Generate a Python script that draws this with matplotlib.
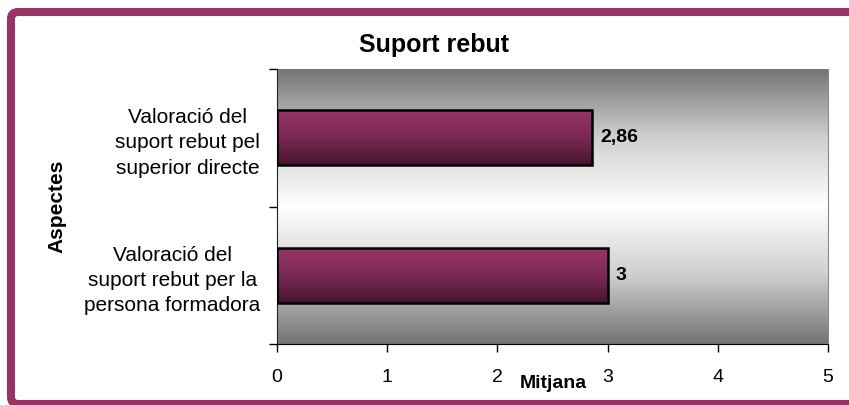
import numpy as np
import matplotlib
matplotlib.use("Agg")
import matplotlib.pyplot as plt
from matplotlib.colors import LinearSegmentedColormap
from matplotlib.patches import FancyBboxPatch
from matplotlib.transforms import IdentityTransform

plt.rcParams['font.family'] = ['Liberation Sans', 'DejaVu Sans']

title = "Suport rebut"
categories = ["Valoració del\nsuport rebut per la\npersona formadora",
              "Valoració del\nsuport rebut pel\nsuperior directe"]
values = [3.0, 2.86]
value_labels = ["3", "2,86"]
xticks = [0, 1, 2, 3, 4, 5]
xlabel = "Mitjana"
ylabel = "Aspectes"

frame_color = "#993366"
W, H = 849, 405

fig = plt.figure(figsize=(W/100, H/100), dpi=100)
fig.patch.set_facecolor("white")

L, R, T, B = 277, 828, 69, 344
ax = fig.add_axes([L/W, (H-B)/H, (R-L)/W, (B-T)/H])

# background gradient (dark - white - dark)
bg_cmap = LinearSegmentedColormap.from_list("bg", ["#747474", "#cfcfcf", "#ffffff", "#cfcfcf", "#747474"])
grad = np.linspace(0, 1, 256).reshape(-1, 1)
ax.imshow(grad, cmap=bg_cmap, aspect="auto", extent=[0, 5, -0.5, 1.5],
          origin="lower", zorder=0)

# bars with gradient
bar_cmap = LinearSegmentedColormap.from_list("bar", ["#45142d", "#7a2a55", "#993366"])
ypos = np.arange(len(categories))
h = 0.40
bars = ax.barh(ypos, values, height=h, color="none", edgecolor="black", linewidth=1.8, zorder=3)
for b in bars:
    x0, y0 = b.get_x(), b.get_y()
    w, hh = b.get_width(), b.get_height()
    im = ax.imshow(grad, cmap=bar_cmap, aspect="auto",
                   extent=[x0, x0 + w, y0, y0 + hh], origin="lower", zorder=2)
    im.set_clip_path(b)

for yv, v, lab in zip(ypos, values, value_labels):
    ax.text(v + 0.07, yv, lab, va="center", ha="left", fontsize=14, fontweight="bold")

ax.set_xlim(0, 5)
ax.set_ylim(-0.5, 1.5)
ax.set_xticks(xticks)
ax.set_xticklabels([str(t) for t in xticks], fontsize=14)
ax.set_yticks(ypos)
ax.set_yticklabels(categories, fontsize=15, linespacing=1.42, ha="right", multialignment="center")
ax.tick_params(axis="y", which="major", length=0, pad=12)
ax.set_yticks([-0.5, 0.5, 1.5], minor=True)
ax.tick_params(axis="y", which="minor", length=6, width=1)
ax.tick_params(axis="x", which="major", length=6, width=1, pad=12)

ax.spines["top"].set_visible(False)
ax.spines["right"].set_color("#8a8a8a")
ax.spines["left"].set_color("#222222")
ax.spines["bottom"].set_color("black")

ax.set_xlabel(xlabel, fontsize=14, fontweight="bold")
ax.xaxis.set_label_coords((553-L)/(R-L), -(384-B)/(B-T))
ax.xaxis.label.set_va("center")
ax.set_ylabel(ylabel, fontsize=15, fontweight="bold")
ax.yaxis.set_label_coords(-(L-57)/(R-L), 0.5)
ax.yaxis.label.set_va("center")

fig.text(434/W, (H-45)/H, title, fontsize=18, fontweight="bold", ha="center", va="center")

# frame (rounded, extends past right edge)
fl, ft, fb = 11, 12, 404
frame = FancyBboxPatch((fl, H-fb), 900-fl, fb-ft,
                       boxstyle="round,pad=0,rounding_size=7",
                       facecolor="none", edgecolor=frame_color, linewidth=5.8,
                       transform=IdentityTransform(), zorder=10)
fig.add_artist(frame)

fig.savefig("out.png", dpi=100)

::::::::

REQUIRED TASK:
Which lines above contain "matplotlib"? Show each of them.

EXERCISE RESULT:
Generate a Python script that draws this with matplotlib.
import matplotlib
matplotlib.use("Agg")
import matplotlib.pyplot as plt
from matplotlib.colors import LinearSegmentedColormap
from matplotlib.patches import FancyBboxPatch
from matplotlib.transforms import IdentityTransform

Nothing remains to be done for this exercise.